Stephen Tweedie did something like this already (for 2.4.19-pre10),
called "testdrive". It uses loopback over a block device.
He says that it will need modifications to use bio in 2.5.
See here:
http://marc.theaimsgroup.com/?l=linux-kernel&m=102457399020069&w=2
--
~Randy
| Hmmm... Not being familiar with the SCSI layer but sticking my nose in anyway
| on general block device/mount point hotplug issues:
|
| How hard would it be to write a simple debugging function to lobotomize a
| block device? (So that all further I/O to that sucker immediately returns an
| error.) Not just simulating an a hot extraction (or catastrophic failure) of
| a block device, but also something you could use to see how gracefully
| filesystems react.
|
| The reason I ask is there was a discussion a while back about the new lazy
| unmount (umount -l /blah/foo) not always being quite enough, and that
| sometimes what what you want is basically "umount -9 /blah/foo" (ala kill
| -9).
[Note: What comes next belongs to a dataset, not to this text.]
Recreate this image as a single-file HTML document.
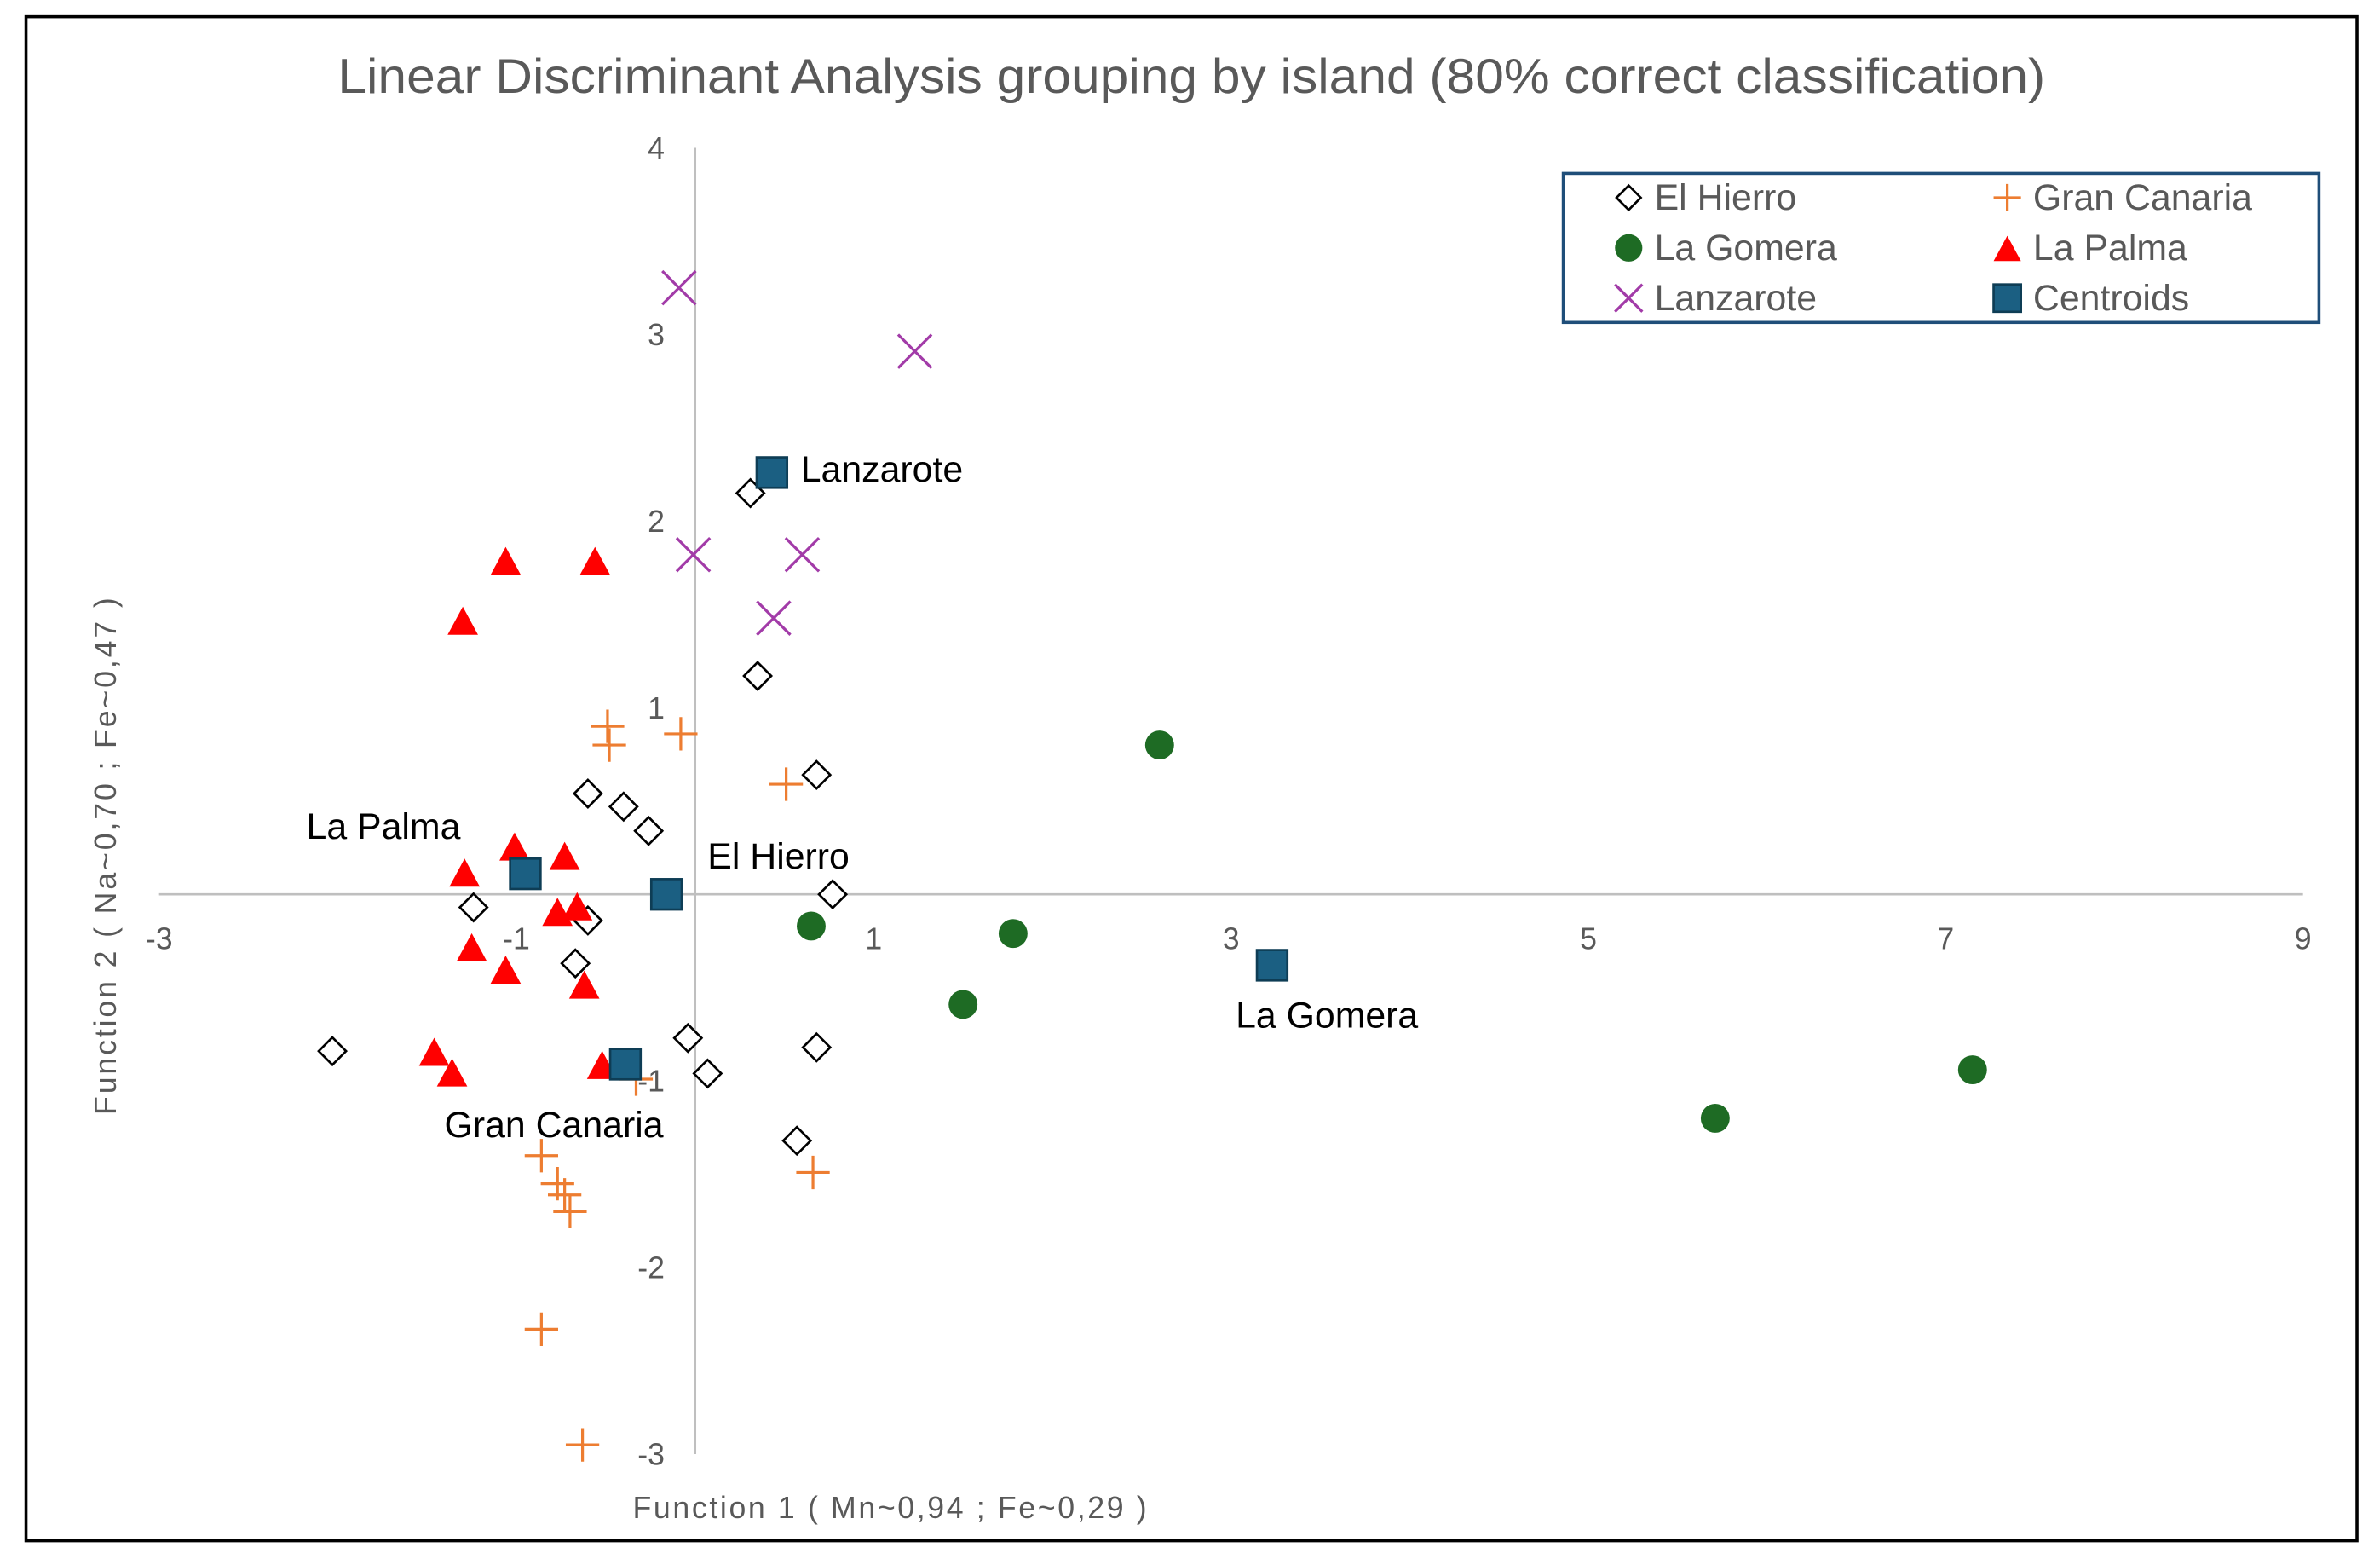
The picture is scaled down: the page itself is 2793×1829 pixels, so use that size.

Close all files, reparent all process home directories and chroot mount
| points to a dummy inode, flush all I/O, drive a stake through the
| superblock's heart, and scatter the ashes at sea. Somebody posted a patch to
| actually do this. (Against 2.4, i think.) I could probably dig it up if you
| were curious. Let's see...
|
| http://marc.theaimsgroup.com/?l=linux-kernel&m=103443466225915&q=raw
|
| The eject command should certainly have an "umount with shotgun" option, so
| zombie processes can't pin your CD in the drive. (Your average end-user is
| NOT going to be able to grovel through /proc to figure out which processes
| have an open filehandle or home directory under the cdrom mount point so it
| can kill them and get the disk out. They're going to power cycle the machine
| and eject it while the bios is in charge. I've done this myself a couple of
| times when I'm in a hurry.)
|
| Anyway, if the block device under the filesystem honestly does go away for
| hotplug eject reasons, the obvious thing to do is umount -9 the sucker
| immediately so userspace can collapse gracefully (or even conceivably
| recover). The main difference here is that the flushing would all error out
| and get discarded, and this wouldn't always get reported to the user, but
| thanks to write cacheing that's the case anyway. (Use some variant of
| O_DIRECT or fsync if you care.) The errors userspace does see switch from
| "all my I/O failed with a media error" to "all my filehandles closed out from
| under me" (and the directory I'm in has been deleted), but that's still
| relatively logical behavior.
|
| Does this sound like it's off in left field?